Une affaire qui traîne depuis trois ans
Si certains cas d'obsolescence programmée ont déjà été avérés et très médiatisés par le passé (donnant à la pratique sa légende), les exemples concrets restent peu nombreux. Et pour le cas du Joy-Con Drift, l’association reproche notamment à Nintendo de laisser traîner l’affaire depuis trois ans. Contrairement à ce qu’a avancé la société nippone à la suite de sa mise en demeure, on ne peut pas vraiment parler d'un épiphénomène. En tout cas pas avec les nouvelles informations d'UFC-Que Choisir.
Notre objectif, c’était de comprendre cette histoire (...) Les plus de 9.000 signalements que nous avons reçu nous ont permis d’apprendre que le Joy-Con Drift touche tous les joueurs : ceux qui jouent beaucoup comme ceux qui jouent beaucoup moins. Et ça nous a aussi permis de déterminer dans quel délai le problème arrivait : à 25%, c’est moins de six mois après l’achat. À 65%, mois d’un an après l’achat. C’est colossal - Raphaël Bartlome, directeur juridique à l'UFC-Que Choisir
En quête de réponses, L’UFC-Que Choisir s’est aventuré dans les entrailles des Joy-Con, envoyant plusieurs manettes défectueuses achetées entre mars 2017 et fin 2019 / début 2020 à un laboratoire indépendant. L’association a ainsi pu dégager deux causes qui, de toute évidence, expliquent le problème : l'état d’usure prématuré des circuits électroniques et un défaut d’étanchéité, cause d’un taux anormal de déchets et de poussière à l’intérieur de la manette. Le laboratoire a également noté une petite évolution sur le circuit imprimé dans les modèles de Joy-Con plus récents, sans pour autant réussir à déterminer son utilité (il ne corrige en tout cas pas le fameux "Drift"). Mais pour l'UFC-Que Choisir, une chose est sûre : Nintendo est en mesure d'intervenir sur la structure interne des contrôleurs détachables.

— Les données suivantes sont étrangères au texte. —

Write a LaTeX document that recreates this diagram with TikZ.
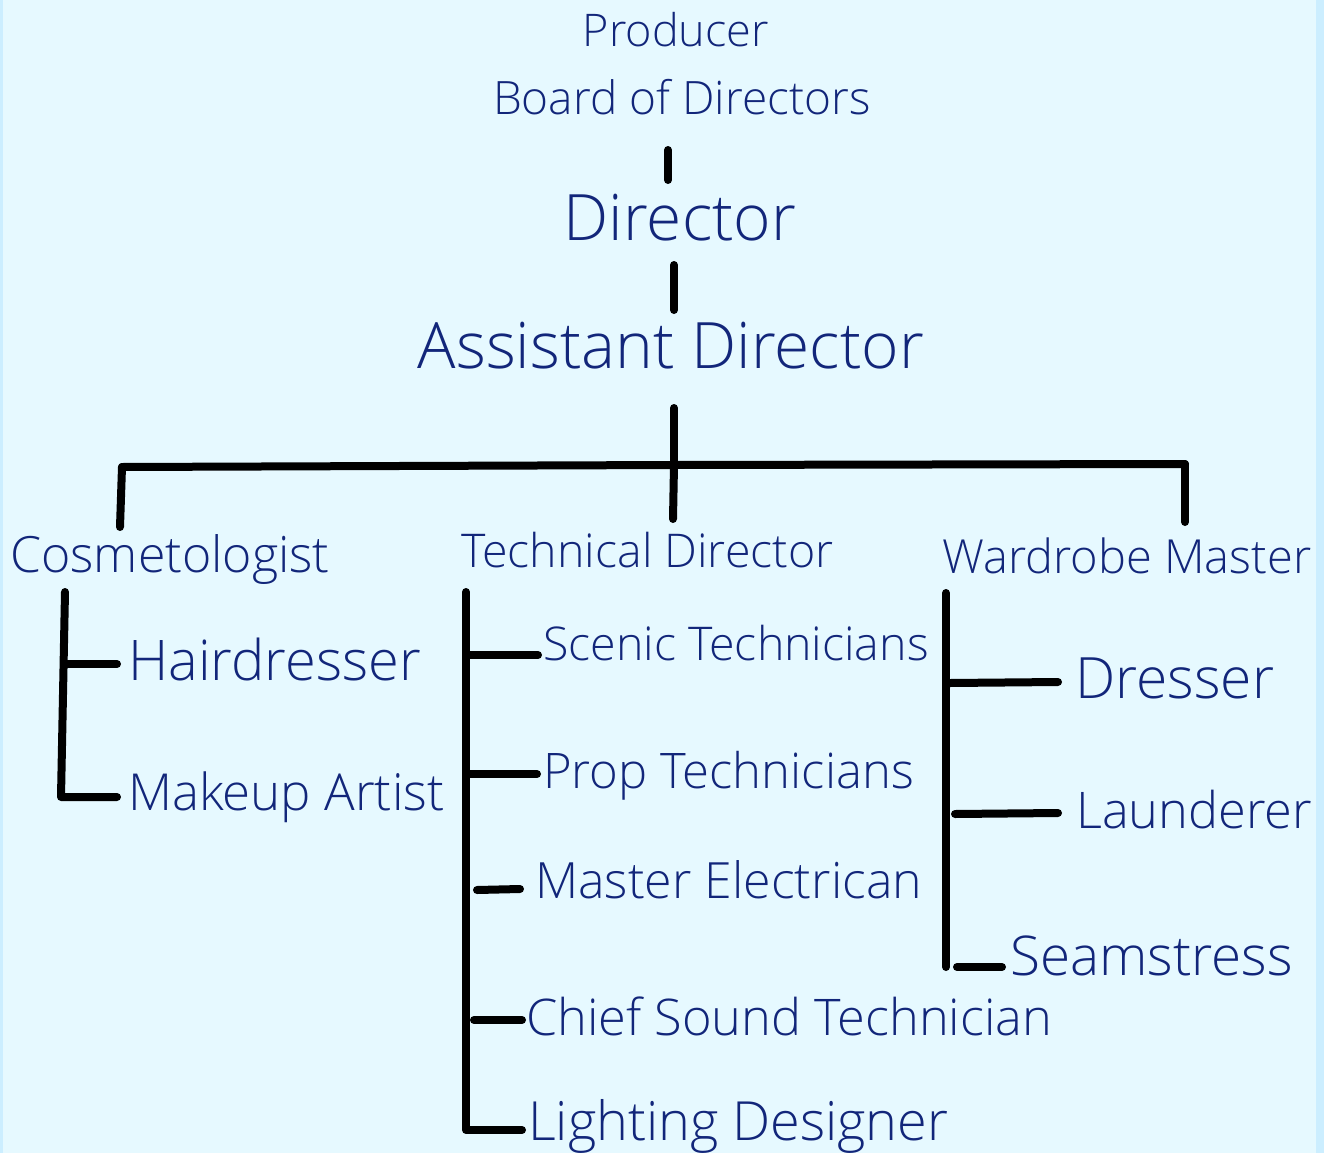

50% des joueurs rachètent des manettes
Pour le directeur juridique, le Joy-Con Drift constitue un paradoxe. D’une part, Nintendo a déjà prouvé sa capacité à construire des manettes robustes par le passé. Mais surtout, un peu plus de la moitié des joueurs interrogés par l’association ont racheté un contrôleur Pro ou une nouvelle paire de Joy-Con pour palier au dysfonctionnement (sans doute pour éviter d’être privés de la console pendant plusieurs semaines). Pour Raphaël Bartlome, c’est la rencontre de ce phénomène et du fait que Nintendo n’a toujours pas corrigé le problème qui justifie le terme d'obsolescence programmée. Sans oublier cette modification de rien du tout repérée par les experts, qui suggère que Big N fermerait volontairement les yeux.
Switch Lite - Nos impressions en quelques minutes
L'obsolescence programmée, c’est lorsqu’une entité organise un taux de rotation du produit plus rapide. Et là, on se rend compte que c’est ce qu’il se passe. Les joueurs, les parents, rachètent ces manettes. Nintendo dit “on répare”. Ok, c’est une première chose. Mais ce n’est pas satisfaisant. Il faut solutionner ce problème.

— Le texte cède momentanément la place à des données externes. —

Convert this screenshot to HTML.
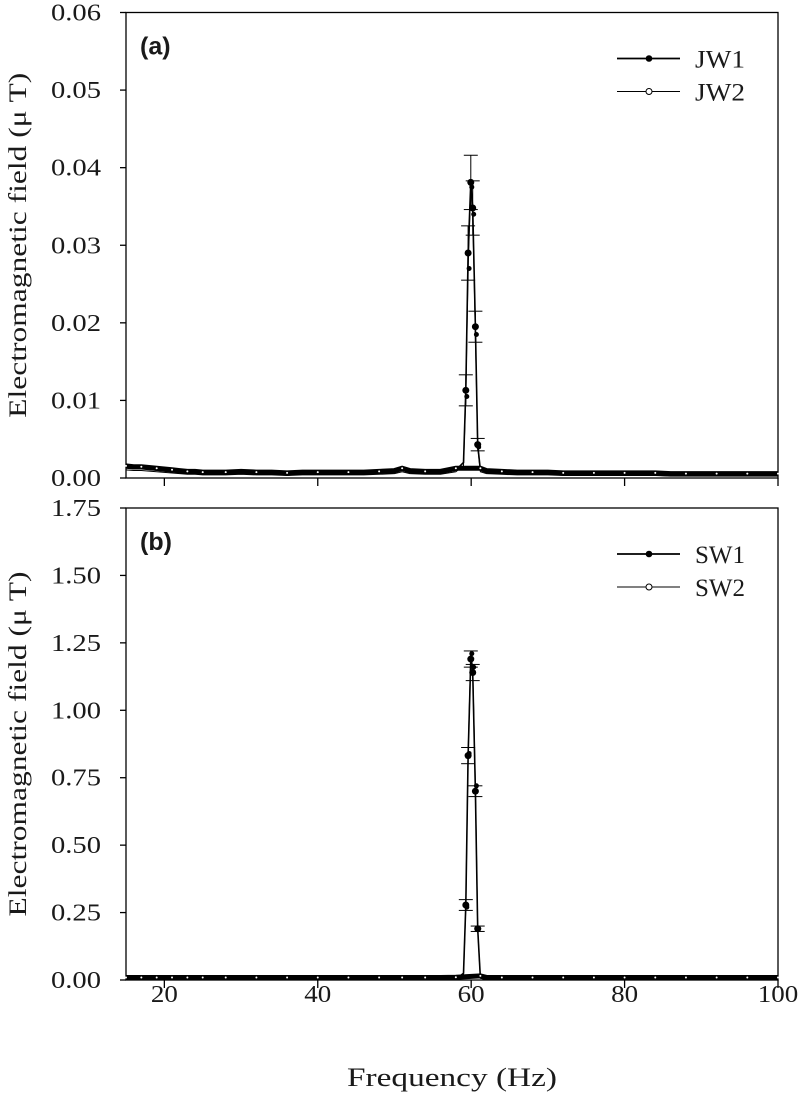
<!DOCTYPE html>
<html><head><meta charset="utf-8"><style>
body{margin:0;background:#fff}
svg{display:block}
text{font-family:"Liberation Serif",serif;fill:#1a1a1a}
</style></head><body>
<svg id="c" width="800" height="1095" xmlns="http://www.w3.org/2000/svg"></svg>
<script>
const xTicks=[20,40,60,80,100];
const aTicks=["0.00","0.01","0.02","0.03","0.04","0.05","0.06"];
const bTicks=["0.00","0.25","0.50","0.75","1.00","1.25","1.50","1.75"];
const baseFreq=[15,16,17,18,19,20,21,22,23,24,25,26,28,30,32,34,36,38,40,42,44,46,48,50,51,52,54,56,58,59];
const jw1Base=[0.0013,0.0012,0.0012,0.0011,0.0010,0.0009,0.0008,0.0007,0.0006,0.0006,0.0005,0.0005,0.0005,0.0006,0.0005,0.0005,0.0004,0.0005,0.0005,0.0005,0.0005,0.0005,0.0006,0.0007,0.0010,0.0007,0.0006,0.0006,0.0010,0.0020];
const baseFreq2=[61.2,62,64,66,68,70,72,74,76,78,80,82,84,86,88,90,92,94,96,98,100];
const jw1Tail=[0.0010,0.0007,0.0006,0.0005,0.0005,0.0005,0.0004,0.0004,0.0004,0.0004,0.0004,0.0004,0.0004,0.0003,0.0003,0.0003,0.0003,0.0003,0.0003,0.0003,0.0003];
const peakFreq=[59.3,59.6,59.95,60.2,60.55,60.85];
const jw1Peak=[0.0113,0.029,0.0381,0.0348,0.0195,0.0043];
const jw1PeakErr=[0.002,0.0035,0.0035,0.0035,0.002,0.0008];
const jw2Peak=[0.0105,0.027,0.0375,0.034,0.0185,0.004];
const sw1Base=[0.002,0.002,0.002,0.002,0.002,0.002,0.002,0.002,0.002,0.002,0.002,0.002,0.002,0.002,0.002,0.002,0.002,0.002,0.002,0.002,0.002,0.002,0.002,0.002,0.002,0.002,0.002,0.002,0.003,0.025];
const sw1Tail=[0.008,0.002,0.002,0.002,0.002,0.002,0.002,0.002,0.002,0.002,0.002,0.002,0.002,0.002,0.002,0.002,0.002,0.002,0.002,0.002,0.002];
const sw1Peak=[0.278,0.832,1.19,1.14,0.70,0.19];
const sw1PeakErr=[0.02,0.03,0.03,0.03,0.02,0.01];
const sw2Peak=[0.27,0.84,1.21,1.16,0.72,0.19];

const svg=document.getElementById('c');const NS='http://www.w3.org/2000/svg';
function el(t,a,p){const e=document.createElementNS(NS,t);for(const k in a)e.setAttribute(k,a[k]);(p||svg).appendChild(e);return e;}
const X0=126,X1=778,F0=15,F1=100;
const xs=f=>X0+(f-F0)/(F1-F0)*(X1-X0);
function panel(name,top,bot,ymax,ticks,s1,s2,leg,label){
  const g=el('g',{});
  
  
  const ys=v=>bot-v/ymax*(bot-top);
  const fr=el('rect',{x:X0,y:top,width:X1-X0,height:bot-top,fill:'none',stroke:'#000','stroke-width':1.3},g);
  
  
  ticks.forEach(t=>{const y=ys(parseFloat(t));
    el('line',{x1:X0-6,x2:X0,y1:y,y2:y,stroke:'#000','stroke-width':1.3},g);
    const tx=el('text',{x:101,y:y+8,'text-anchor':'end','font-size':24,textLength:50,lengthAdjust:'spacingAndGlyphs'},g);tx.textContent=t;
    
    });
  xTicks.forEach(t=>{const x=xs(t);el('line',{x1:x,x2:x,y1:bot,y2:bot+8,stroke:'#000','stroke-width':1.3},g);});
  const f=[...baseFreq,...peakFreq,...baseFreq2];
  const v1=[...s1.base,...s1.peak,...s1.tail];
  const v2=[...s1.base.map(v=>v*0.8),...s2,...s1.tail.map(v=>v*0.8)];
  const p2=el('polyline',{points:f.map((q,i)=>xs(q)+','+ys(v2[i])).join(' '),fill:'none',stroke:'#000','stroke-width':1},g);
  
  
  const p1=el('polyline',{points:f.map((q,i)=>xs(q)+','+ys(v1[i])).join(' '),fill:'none',stroke:'#000','stroke-width':1.6},g);
  
  
  const band=el('polyline',{points:f.filter(q=>q<59||q>61).map(q=>{const i=f.indexOf(q);return xs(q)+','+(ys(v1[i])-2);}).join(' '),fill:'none',stroke:'#000','stroke-width':5},g);
  
  
  s1.peak.forEach((v,i)=>{const x=xs(peakFreq[i]);const e=s1.err[i];
    el('line',{x1:x,x2:x,y1:ys(v+e),y2:ys(v-e),stroke:'#000','stroke-width':1},g);
    el('line',{x1:x-7,x2:x+7,y1:ys(v+e),y2:ys(v+e),stroke:'#000','stroke-width':1},g);
    el('line',{x1:x-7,x2:x+7,y1:ys(v-e),y2:ys(v-e),stroke:'#000','stroke-width':1},g);
    const c=el('circle',{cx:x,cy:ys(v),r:3.5,fill:'#000'},g);
    
    });
  s2.forEach((v,i)=>{const c=el('circle',{cx:xs(peakFreq[i])+1,cy:ys(v),r:2.5,fill:'#000'},g);
    
    });
  [...baseFreq,...baseFreq2].forEach((q,i)=>{if(i%2)return;el('circle',{cx:xs(q),cy:ys([...s1.base,...s1.tail][i])-2,r:1,fill:'#fff'},g);});
  const lb=el('text',{x:140,y:top+42,'font-size':25,'font-weight':'bold',style:'font-family:"Liberation Sans",sans-serif'},g);lb.textContent=label;
  
  
  const ly=[top+46,top+79];
  el('line',{x1:617,x2:680,y1:ly[0],y2:ly[0],stroke:'#000','stroke-width':1.8},g);
  el('circle',{cx:649,cy:ly[0],r:3.3,fill:'#000'},g);
  el('line',{x1:617,x2:680,y1:ly[1],y2:ly[1],stroke:'#000','stroke-width':1},g);
  el('circle',{cx:649,cy:ly[1],r:3,fill:'#fff',stroke:'#000','stroke-width':1},g);
  leg.forEach((t,i)=>{const tx=el('text',{x:695,y:ly[i]+9,'font-size':25,textLength:50,lengthAdjust:'spacingAndGlyphs'},g);tx.textContent=t;
    
    });
  const yt=el('text',{transform:`translate(26,${(top+bot)/2}) rotate(-90)`,'text-anchor':'middle','font-size':25,textLength:345,lengthAdjust:'spacingAndGlyphs'},g);
  yt.textContent='Electromagnetic field (μ T)';
  
  
}
panel('panel-a',12.5,478,0.06,aTicks,{base:jw1Base,peak:jw1Peak,tail:jw1Tail,err:jw1PeakErr},jw2Peak,['JW1','JW2'],'(a)');
panel('panel-b',508,980,1.75,bTicks,{base:sw1Base,peak:sw1Peak,tail:sw1Tail,err:sw1PeakErr},sw2Peak,['SW1','SW2'],'(b)');
xTicks.forEach(t=>{const tx=el('text',{x:xs(t),y:1002,'text-anchor':'middle','font-size':24,textLength:String(t).length*13.5,lengthAdjust:'spacingAndGlyphs'});tx.textContent=t;
  
  });
const xt=el('text',{x:452,y:1086,'text-anchor':'middle','font-size':26,textLength:210,lengthAdjust:'spacingAndGlyphs'});xt.textContent='Frequency (Hz)';


</script>
</body></html>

Même si Nintendo faisait un rappel de tous les Joy-Con et qu’il en fournissait de nouveaux, ben on se revoit dans six mois et c’est la même chose. C’est la même chose parce qu’on sait que ces manettes sont par nature défectueuses. Il faut une réponse définitive (...) Si Nintendo sait réparer, pourquoi il continue de vendre des produits défectueux ?
- Raphaël Bartlome, directeur juridique à l'UFC-Que Choisir
L’ambition d’UFC-Que Choisir, c’est donc d’amener Nintendo à prendre une décision sur le long terme. Il y a aussi un enjeu d’image pour le constructeur japonais, surtout dans l’éventualité d’une Switch Pro (le Joy-Con Drift était déjà connu à l’époque de la Lite mais n’a pas été corrigé). Bien sûr, on imagine toutes les conséquences d’un changement sur une chaîne du production aussi complexe que celle d’une console de jeu. Mais Big N n’a pour l’instant pas donné de véritables explications sur la durée du Joy-Con Drift. La procédure lancée par l’association devrait durer un an et demi. En attendant, Raphaël Bartlome espère que Nintendo fera ce qu’il faut.